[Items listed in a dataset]
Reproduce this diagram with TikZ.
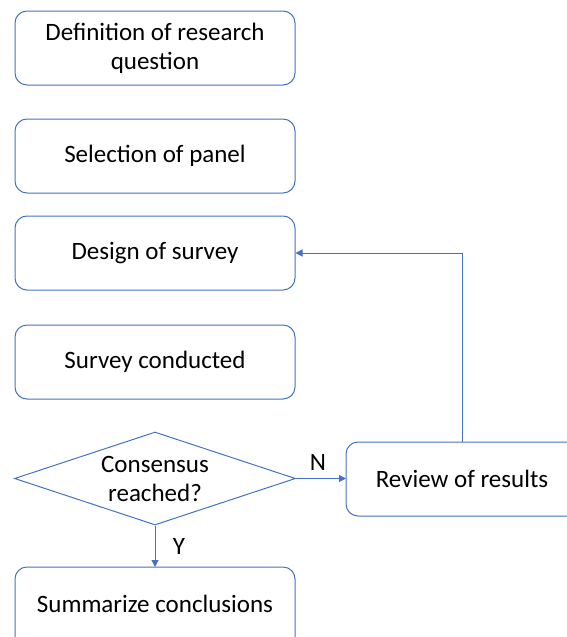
\documentclass[tikz,border=0pt]{standalone}
\usepackage{fontspec}
\setmainfont{Carlito}
\usetikzlibrary{shapes.geometric,arrows.meta}
\definecolor{lineblue}{HTML}{4472C4}
\tikzset{
  box/.style={draw=lineblue, line width=1pt, rounded corners=12pt, minimum width=280pt, minimum height=74pt, align=center, font=\fontsize{25}{29}\selectfont, inner sep=0pt},
  decision/.style={draw=lineblue, line width=1pt, diamond, minimum width=281pt, minimum height=93pt, aspect=3, align=center, font=\fontsize{25}{29}\selectfont, inner sep=0pt},
  conn/.style={draw=lineblue, line width=1pt, -{Triangle[length=7pt,width=7pt]}},
  lbl/.style={font=\fontsize{25}{29}\selectfont}
}
\begin{document}
\begin{tikzpicture}[x=1pt,y=-1pt]
\useasboundingbox (0,0) rectangle (567,637);
\begin{scope}
\clip (0,0) rectangle (567,637);
\node[box] (b1) at (155,48) {Definition of research\\question};
\node[box] (b2) at (155,156) {Selection of panel};
\node[box] (b3) at (155,253) {Design of survey};
\node[box] (b4) at (155,362) {Survey conducted};
\node[decision] (d) at (155,478.5) {Consensus\\reached?};
\draw[draw=lineblue, line width=1pt, rounded corners=12pt] (346,442) rectangle (600,516);
\node[lbl, anchor=center] (rev) at (462,479) {Review of results};
\coordinate (revL) at (346,478.5);
\coordinate (revT) at (462,442);
\draw[draw=lineblue, line width=1pt, rounded corners=12pt] (15,567) rectangle (295,670);
\node[lbl] (sum) at (155,604) {Summarize conclusions};
\coordinate (sumT) at (155,567);
\draw[conn] (d.east) -- (revL);
\draw[conn] (d.south) -- (sumT);
\draw[conn] (revT) |- (b3.east);
\node[lbl] (n) at (318,462) {N};
\node[lbl] (y) at (179,546) {Y};
\end{scope}
\end{tikzpicture}
\end{document}
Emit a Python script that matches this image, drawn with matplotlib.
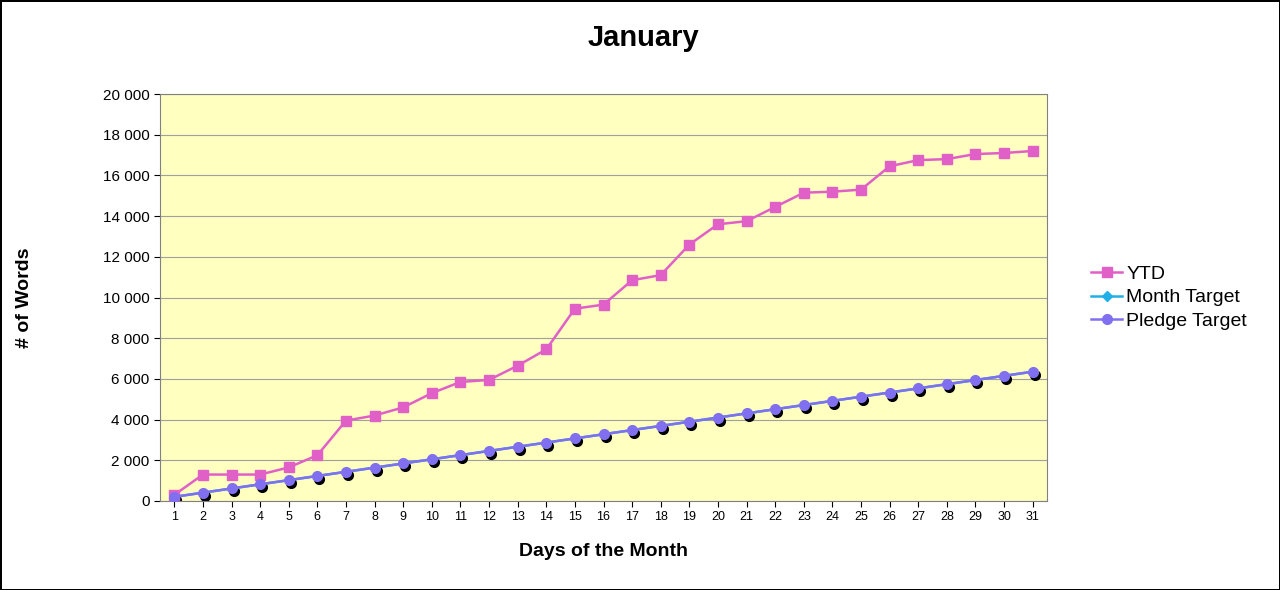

■ EXERCISE BRIEF ■
Every line of the data should be copied as it stands, without the images.

■ FINISHED TASK ■
Reproduce this diagram with TikZ.
\documentclass[tikz,border=0pt]{standalone}
\usepackage{fontspec}
\setmainfont{Carlito}
\usetikzlibrary{shapes.geometric,arrows.meta}
\definecolor{lineblue}{HTML}{4472C4}
\tikzset{
  box/.style={draw=lineblue, line width=1pt, rounded corners=12pt, minimum width=280pt, minimum height=74pt, align=center, font=\fontsize{25}{29}\selectfont, inner sep=0pt},
  decision/.style={draw=lineblue, line width=1pt, diamond, minimum width=281pt, minimum height=93pt, aspect=3, align=center, font=\fontsize{25}{29}\selectfont, inner sep=0pt},
  conn/.style={draw=lineblue, line width=1pt, -{Triangle[length=7pt,width=7pt]}},
  lbl/.style={font=\fontsize{25}{29}\selectfont}
}
\begin{document}
\begin{tikzpicture}[x=1pt,y=-1pt]
\useasboundingbox (0,0) rectangle (567,637);
\begin{scope}
\clip (0,0) rectangle (567,637);
\node[box] (b1) at (155,48) {Definition of research\\question};
\node[box] (b2) at (155,156) {Selection of panel};
\node[box] (b3) at (155,253) {Design of survey};
\node[box] (b4) at (155,362) {Survey conducted};
\node[decision] (d) at (155,478.5) {Consensus\\reached?};
\draw[draw=lineblue, line width=1pt, rounded corners=12pt] (346,442) rectangle (600,516);
\node[lbl, anchor=center] (rev) at (462,479) {Review of results};
\coordinate (revL) at (346,478.5);
\coordinate (revT) at (462,442);
\draw[draw=lineblue, line width=1pt, rounded corners=12pt] (15,567) rectangle (295,670);
\node[lbl] (sum) at (155,604) {Summarize conclusions};
\coordinate (sumT) at (155,567);
\draw[conn] (d.east) -- (revL);
\draw[conn] (d.south) -- (sumT);
\draw[conn] (revT) |- (b3.east);
\node[lbl] (n) at (318,462) {N};
\node[lbl] (y) at (179,546) {Y};
\end{scope}
\end{tikzpicture}
\end{document}
Emit a Python script that matches this image, drawn with matplotlib.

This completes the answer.